Benim ifadelerim edebi açıdan süslü püslü değildir; ama gayet doğaldır. Manalar kalpten nasıl geliyorsa, ifadeler de bu gelişe en yakın bir üslup ile dillendiriliyor. İfade ile mana arasında ne kadar yakınlık varsa, o kadar da etki var demektir. Ben köylüyüm, derdimi de köylü üslubu ile derim. O zaman dinleyenler benim doğallığımı ve köylülüğümü; hayalinde daha güzel tasavvur eder, daha güzel empati kurarlar.

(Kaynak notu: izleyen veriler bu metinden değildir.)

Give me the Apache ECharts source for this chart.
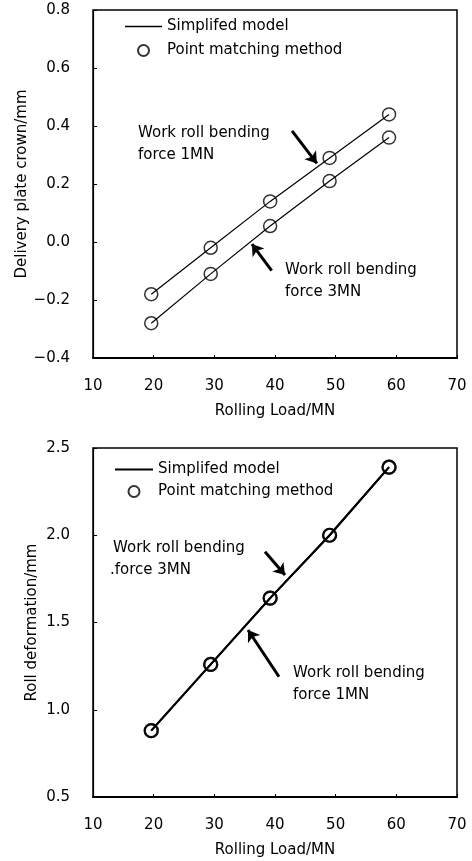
<!DOCTYPE html>
<html>
<head>
<meta charset="utf-8">
<script src="https://cdn.jsdelivr.net/npm/echarts@6/dist/echarts.min.js"></script>
<style>
html,body{margin:0;padding:0;background:#fff;}
#c{width:472px;height:861px;}
</style>
</head>
<body>
<div id="c"></div>
<script>
// ---- data ----
const loads = [19.6, 29.4, 39.2, 49.0, 58.8];
const crown1MN = [-0.18, -0.02, 0.14, 0.29, 0.44];
const crown3MN = [-0.28, -0.11, 0.055, 0.21, 0.36];
const deform1MN = [0.88, 1.26, 1.64, 2.00, 2.39];
const deform3MN = [0.88, 1.26, 1.64, 2.00, 2.39];
const xTicks = [10, 20, 30, 40, 50, 60, 70];
const crownTicks = [-0.4, -0.2, 0.0, 0.2, 0.4, 0.6, 0.8];
const deformTicks = [0.5, 1.0, 1.5, 2.0, 2.5];
const legendNames = ['Simplifed model', 'Point matching method'];
// annotation arrows [tail, tip] in data coordinates
const crownArrow1MN = [[42.8, 0.383], [46.9, 0.271]];
const crownArrow3MN = [[39.45, -0.099], [36.2, -0.007]];
const deformArrow3MN = [[38.35, 1.906], [41.65, 1.772]];
const deformArrow1MN = [[40.66, 1.189], [35.55, 1.457]];

const FONT = 'DejaVu Sans';
const FS = 15;
const zip = (xs, ys) => xs.map((x, i) => [x, ys[i]]);
const fmt = v => (v < 0 ? '\u2212' + Math.abs(v).toFixed(1) : v.toFixed(1));

const chart = echarts.init(document.getElementById('c'), null, {renderer: 'canvas'});

function xAxis(gridIndex) {
  return {
    type: 'value', gridIndex, min: xTicks[0], max: xTicks[xTicks.length - 1], interval: 10,
    name: 'Rolling Load/MN', nameLocation: 'middle', nameGap: 46, nameMoveOverlap: false,
    nameTextStyle: {color: '#000', fontSize: FS, fontFamily: FONT},
    axisLine: {show: true, onZero: false, lineStyle: {color: '#000', width: 2}},
    axisTick: {show: true, inside: true, length: 3, lineStyle: {color: '#000', width: 1}},
    axisLabel: {color: '#000', fontSize: FS, fontFamily: FONT, margin: 21},
    splitLine: {show: false}
  };
}
function yAxis(gridIndex, ticks, name, gap) {
  return {
    type: 'value', gridIndex, min: ticks[0], max: ticks[ticks.length - 1],
    interval: +(ticks[1] - ticks[0]).toFixed(2),
    name, nameLocation: 'middle', nameGap: gap, nameMoveOverlap: false,
    nameTextStyle: {color: '#000', fontSize: FS, fontFamily: FONT},
    axisLine: {show: true, onZero: false, lineStyle: {color: '#000', width: 1.2}},
    axisTick: {show: true, inside: true, length: 4, lineStyle: {color: '#000', width: 1}},
    axisLabel: {color: '#000', fontSize: FS, fontFamily: FONT, margin: 23, formatter: fmt},
    splitLine: {show: false}
  };
}
function lineSeries(xi, yi, data, w, arrow) {
  return {
    type: 'line', name: legendNames[0], xAxisIndex: xi, yAxisIndex: yi,
    data, symbol: 'none', lineStyle: {color: '#000', width: w}, itemStyle: {color: '#000'},
    z: 2,
    markLine: {
      silent: true, symbol: ['none', 'arrow'], symbolSize: 11,
      label: {show: false},
      lineStyle: {color: '#000', width: 3, type: 'solid'},
      data: [[{coord: arrow[0]}, {coord: arrow[1]}]]
    }
  };
}
function scatterSeries(xi, yi, data, bw) {
  return {
    type: 'scatter', name: legendNames[1], xAxisIndex: xi, yAxisIndex: yi,
    data, symbol: 'circle', symbolSize: 13,
    itemStyle: {color: 'rgba(0,0,0,0)', borderColor: '#000', borderWidth: bw},
    z: 3
  };
}
function legend(left, top, itemWidth, gap, thick) {
  return {
    data: [
      {name: legendNames[0], icon: 'path://M0,0H100V' + thick + 'H0Z', itemStyle: {color: '#000'}},
      {name: legendNames[1]}
    ],
    orient: 'vertical', left, top, padding: 0,
    itemWidth, itemHeight: 11, itemGap: gap, selectedMode: false,
    textStyle: {color: '#000', fontSize: FS, fontFamily: FONT, padding: [0, 0, 0, 0]}
  };
}
function txt(x, y, s) {
  return {type: 'text', left: x, top: y - 9, style: {text: s, fill: '#000', font: FS + 'px "' + FONT + '"'}};
}

chart.setOption({
  animation: false,
  backgroundColor: '#fff',
  grid: [
    {left: 93, top: 10, width: 364, height: 348, show: true, borderColor: '#000', borderWidth: 1.5, backgroundColor: 'transparent'},
    {left: 93, top: 448, width: 364, height: 349, show: true, borderColor: '#000', borderWidth: 1.5, backgroundColor: 'transparent'}
  ],
  xAxis: [xAxis(0), xAxis(1)],
  yAxis: [
    yAxis(0, crownTicks, 'Delivery plate crown/mm', 63),
    yAxis(1, deformTicks, 'Roll deformation/mm', 53)
  ],
  legend: [legend(125, 19, 37, 9, 3.5), legend(115, 462, 38, 7, 5.5)],
  series: [
    lineSeries(0, 0, zip(loads, crown1MN), 1.2, crownArrow1MN),
    lineSeries(0, 0, zip(loads, crown3MN), 1.2, crownArrow3MN),
    scatterSeries(0, 0, zip(loads, crown1MN), 1.5),
    scatterSeries(0, 0, zip(loads, crown3MN), 1.5),
    lineSeries(1, 1, zip(loads, deform1MN), 2, deformArrow1MN),
    lineSeries(1, 1, zip(loads, deform3MN), 2, deformArrow3MN),
    scatterSeries(1, 1, zip(loads, deform1MN), 2.2),
    scatterSeries(1, 1, zip(loads, deform3MN), 2.2)
  ],
  graphic: [
    txt(138, 135, 'Work roll bending'),
    txt(138, 157, 'force 1MN'),
    txt(285, 272, 'Work roll bending'),
    txt(285, 294, 'force 3MN'),
    txt(113, 550, 'Work roll bending'),
    txt(110, 572, '.force 3MN'),
    txt(293, 675, 'Work roll bending'),
    txt(293, 697, 'force 1MN')
  ]
});
</script>
</body>
</html>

Suni ve yapmacık ifadeler, ne kadar güzel ve haşmetli de olsa, natürel üslubun yerini asla tutamaz. Tabii üslup insanın hissiyatını da karşıya yansıtır. Hem de bu doğal üslup sayesinde, benim yöremin güzelliklerinden ve hissiyatlarından haberdar olurlar...

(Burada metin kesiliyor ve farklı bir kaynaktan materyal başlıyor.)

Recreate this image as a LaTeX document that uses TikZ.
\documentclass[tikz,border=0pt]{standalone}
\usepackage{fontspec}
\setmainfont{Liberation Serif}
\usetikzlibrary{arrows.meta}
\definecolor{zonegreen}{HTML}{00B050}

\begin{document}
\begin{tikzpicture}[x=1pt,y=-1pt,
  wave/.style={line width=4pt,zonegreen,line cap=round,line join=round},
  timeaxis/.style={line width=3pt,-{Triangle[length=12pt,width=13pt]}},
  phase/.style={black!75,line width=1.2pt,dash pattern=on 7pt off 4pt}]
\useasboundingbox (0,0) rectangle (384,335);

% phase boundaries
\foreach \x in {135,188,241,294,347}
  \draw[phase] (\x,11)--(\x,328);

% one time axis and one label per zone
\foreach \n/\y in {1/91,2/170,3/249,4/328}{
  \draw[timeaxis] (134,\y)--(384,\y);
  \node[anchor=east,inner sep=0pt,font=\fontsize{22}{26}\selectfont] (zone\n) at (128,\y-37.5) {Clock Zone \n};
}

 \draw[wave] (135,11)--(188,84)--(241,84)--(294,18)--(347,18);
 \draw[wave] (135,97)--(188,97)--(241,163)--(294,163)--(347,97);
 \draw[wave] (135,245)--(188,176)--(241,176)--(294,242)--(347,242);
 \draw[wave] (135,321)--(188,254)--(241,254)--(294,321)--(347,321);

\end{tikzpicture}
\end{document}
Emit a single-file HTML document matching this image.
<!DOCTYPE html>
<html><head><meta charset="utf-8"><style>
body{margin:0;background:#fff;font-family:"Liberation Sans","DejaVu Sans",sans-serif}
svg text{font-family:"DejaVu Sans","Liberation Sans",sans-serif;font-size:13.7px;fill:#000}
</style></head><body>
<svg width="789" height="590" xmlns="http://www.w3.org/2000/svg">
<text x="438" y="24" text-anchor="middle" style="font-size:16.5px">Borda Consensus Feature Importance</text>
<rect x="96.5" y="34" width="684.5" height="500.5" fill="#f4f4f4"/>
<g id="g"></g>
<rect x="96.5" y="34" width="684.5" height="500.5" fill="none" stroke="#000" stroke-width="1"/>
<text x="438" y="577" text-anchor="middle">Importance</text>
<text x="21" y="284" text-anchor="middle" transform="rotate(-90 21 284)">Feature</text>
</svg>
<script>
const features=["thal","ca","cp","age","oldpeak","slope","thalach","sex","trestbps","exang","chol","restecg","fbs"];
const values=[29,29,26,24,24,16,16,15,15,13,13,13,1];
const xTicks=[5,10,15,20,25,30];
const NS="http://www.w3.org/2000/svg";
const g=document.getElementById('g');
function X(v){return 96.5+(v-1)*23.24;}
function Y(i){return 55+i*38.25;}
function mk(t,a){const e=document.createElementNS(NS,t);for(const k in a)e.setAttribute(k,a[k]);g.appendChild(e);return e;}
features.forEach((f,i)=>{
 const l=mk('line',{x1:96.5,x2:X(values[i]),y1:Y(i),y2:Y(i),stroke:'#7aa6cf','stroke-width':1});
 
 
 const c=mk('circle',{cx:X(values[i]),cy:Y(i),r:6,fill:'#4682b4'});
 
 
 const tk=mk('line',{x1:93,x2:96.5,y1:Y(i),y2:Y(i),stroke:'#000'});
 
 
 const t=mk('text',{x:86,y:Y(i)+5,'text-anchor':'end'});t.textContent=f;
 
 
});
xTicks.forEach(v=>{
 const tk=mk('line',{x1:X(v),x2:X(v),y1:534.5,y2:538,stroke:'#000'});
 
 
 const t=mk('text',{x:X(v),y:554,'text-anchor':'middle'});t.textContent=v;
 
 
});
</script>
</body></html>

"Üçüncüsü: Üslub-u garibimdir ki, sür'at ve kesret ve ülfet ile sathile-nen ezhanı dikkate imale eder. Zîrâ, garib olan ahlâk ve hissiyatımla mütenasib olan elbisem; maâniler dahi istihsan ederek, elbisem gibi bir üslub-ü beyanı giydirmek benden istediler. Ben de hatırlarını kırmadım. Amma alaturka terziliği iyi bilmiyorum." (bk. age.)
Üstadımızın alışılmadık ve farklı bir üslup ile fikirlerini ileri sürmesi insanların dikkatini çekmesine vesile oluyor. Mesela "Her suale cevap verilir ama sual sorulmaz." diye ilginç bir yolla ulemanın dikkatlerini üzerine çekmiştir. O dönemde giymiş olduğu kıyafetlerde ayrı bir dikkat çeken özelliğidir.
İstanbul gibi bir yerde şarktan birisi gelmiş kıyafetleri alışılmışın dışında meydan okuması çok farklıdır. Bu da İstanbul seçkinlerinin dikkatini çeken ve onu dinlemeye sevk eden bir faktör oluyor.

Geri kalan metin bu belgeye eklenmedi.